Andrei Broder Joins Yahoo!

Posted 18 November 2005 - 09:58 AM

The official Yahoo! press release is here:


Andrei Broder, who was the chief search scientist for Altavista from 1999 to 2002, and then one of the technology heads of IBM since, has joined Yahoo! as vice president of emerging search technology.

There are a lot of search patents and white papers with Andrei Broder's name upon them. He has written papers and patents in collaboration with some search engineers presently working with Google and Yahoo!, including Monika Henzinger and Krishna Bharat of Google.

Posted 19 November 2005 - 02:31 PM

thats something gr8 for yahoo to cheer about :)

Posted 19 November 2005 - 04:43 PM

It is indeed.

I think having Andrei Broder at Yahoo! will not only add to their knowledge base of things related to search, but also help attract other folks to Yahoo!.

Chris Sherman and Garry Price had a post at the Search Engine Watch Blog which lists a number of the papers that Andrei Broder has worked upon.
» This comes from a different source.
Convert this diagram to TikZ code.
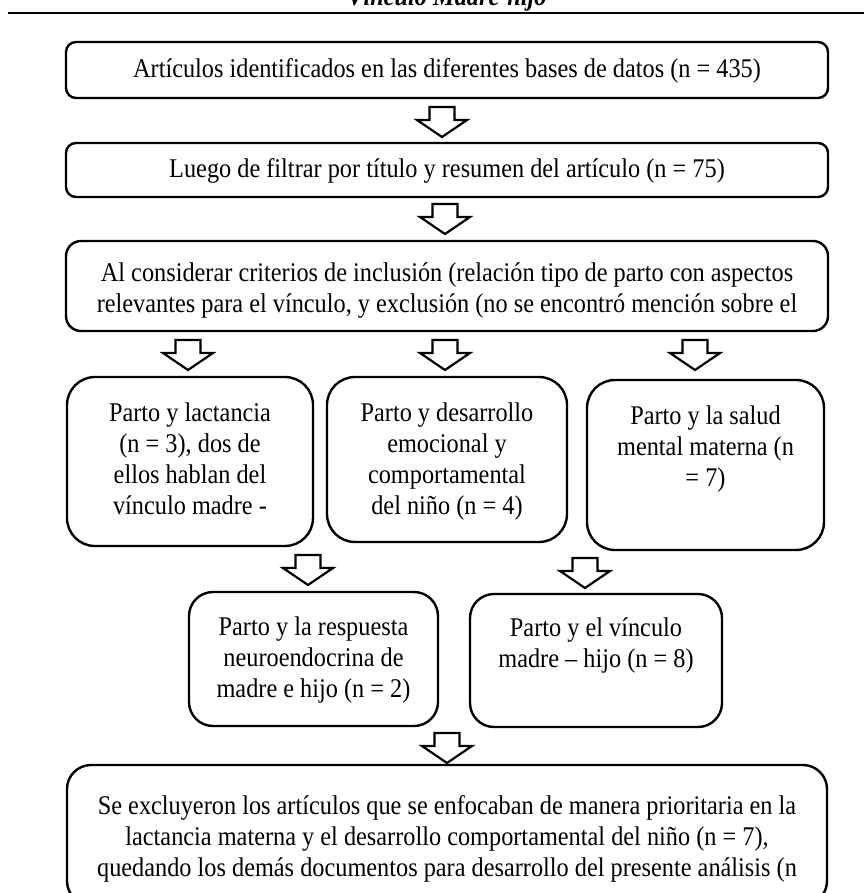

See:


Here are a few of the patents that he worked with others upon as an inventor at Altavista:

Connectivity server for locating linkage information between Web pages

This patent describes a way of indexing the links between pages. Here's a snippet from the document:

The invention provides linkage information for a significant portion of the Web. The information can be used by programs that rank Web pages according to their connectivity, for instance, pages with many connections could be considered authoritative pages, or "hubs." The information can be used to build Web visualization and navigation tools. The information can be used in conjunction with search engine results to lead users to portions of the Web that store content which may be of interest. In addition, the invention can be used to optimize the design and implementation of web crawlers based on statistics derived from the in and out degrees of nodes.

Method and apparatus for finding mirrored hosts by analyzing connectivity and IP addresses

The reason for the process described in this patent:

Often search engines index only one copy of a mirrored page. In the process, they may fetch replicas and discard them. If mirroring information were available, a search engine could avoid fetching replicas from known mirrored hosts. The search engine could also distribute fetches of the remaining pages between the mirrors for load balancing, or choose the best mirror in terms of response time

Method for determining the resemining the resemblance of documents

This one looks at parts of a pair of documents to see how similar they are, and could even be used to build clusters of similar documents.

Method for clustering closely resembling data objects

This one builds upon the previous patent mentioned, and shows a way for a search engine to only index one copy or a document that is very similar to being considered for indexing. The concept of shingles, or fingerprints, is repeated in both, and explained more fully, and in more practical terms when it comes to indexing pages, in this one.

There are a number of others in the US Patent and Trademark Office database listing him as inventor or co-inventor. Those are worth taking a look at if you are interested in exploring his work some more.